[Instructions to follow] Reproduce the listing below word for word, with no pictures.

[Data provided]

● ● ●

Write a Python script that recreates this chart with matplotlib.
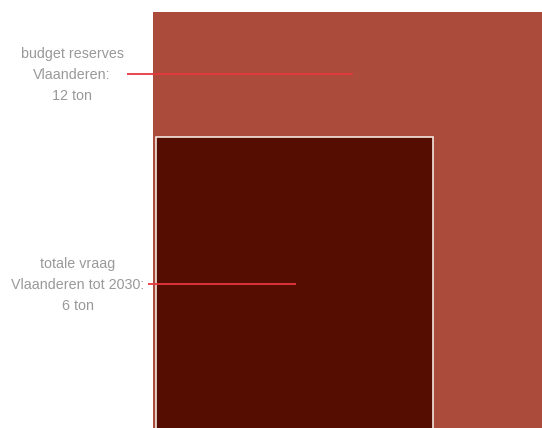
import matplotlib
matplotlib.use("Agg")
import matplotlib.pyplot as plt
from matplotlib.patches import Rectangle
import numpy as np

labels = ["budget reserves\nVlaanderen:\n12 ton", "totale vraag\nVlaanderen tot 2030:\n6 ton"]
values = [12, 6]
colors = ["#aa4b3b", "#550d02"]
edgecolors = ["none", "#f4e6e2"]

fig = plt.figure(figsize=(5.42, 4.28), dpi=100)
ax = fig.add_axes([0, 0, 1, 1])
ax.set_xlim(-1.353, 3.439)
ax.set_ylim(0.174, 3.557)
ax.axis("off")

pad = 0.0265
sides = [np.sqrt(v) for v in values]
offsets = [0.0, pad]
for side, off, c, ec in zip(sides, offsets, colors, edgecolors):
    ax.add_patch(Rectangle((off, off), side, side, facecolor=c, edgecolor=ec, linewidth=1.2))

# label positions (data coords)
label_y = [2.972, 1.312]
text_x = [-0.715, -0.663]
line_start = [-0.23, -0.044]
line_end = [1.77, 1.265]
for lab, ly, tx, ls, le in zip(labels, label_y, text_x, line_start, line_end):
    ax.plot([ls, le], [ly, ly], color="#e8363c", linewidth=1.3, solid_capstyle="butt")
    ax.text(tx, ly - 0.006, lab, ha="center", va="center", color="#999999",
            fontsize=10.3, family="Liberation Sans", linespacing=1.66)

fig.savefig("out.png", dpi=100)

● ● ●

[Solution to the problem]
Write a Python script that recreates this chart with matplotlib.
import matplotlib
matplotlib.use("Agg")
import matplotlib.pyplot as plt
from matplotlib.patches import Rectangle
import numpy as np

labels = ["budget reserves\nVlaanderen:\n12 ton", "totale vraag\nVlaanderen tot 2030:\n6 ton"]
values = [12, 6]
colors = ["#aa4b3b", "#550d02"]
edgecolors = ["none", "#f4e6e2"]

fig = plt.figure(figsize=(5.42, 4.28), dpi=100)
ax = fig.add_axes([0, 0, 1, 1])
ax.set_xlim(-1.353, 3.439)
ax.set_ylim(0.174, 3.557)
ax.axis("off")

pad = 0.0265
sides = [np.sqrt(v) for v in values]
offsets = [0.0, pad]
for side, off, c, ec in zip(sides, offsets, colors, edgecolors):
    ax.add_patch(Rectangle((off, off), side, side, facecolor=c, edgecolor=ec, linewidth=1.2))

# label positions (data coords)
label_y = [2.972, 1.312]
text_x = [-0.715, -0.663]
line_start = [-0.23, -0.044]
line_end = [1.77, 1.265]
for lab, ly, tx, ls, le in zip(labels, label_y, text_x, line_start, line_end):
    ax.plot([ls, le], [ly, ly], color="#e8363c", linewidth=1.3, solid_capstyle="butt")
    ax.text(tx, ly - 0.006, lab, ha="center", va="center", color="#999999",
            fontsize=10.3, family="Liberation Sans", linespacing=1.66)

fig.savefig("out.png", dpi=100)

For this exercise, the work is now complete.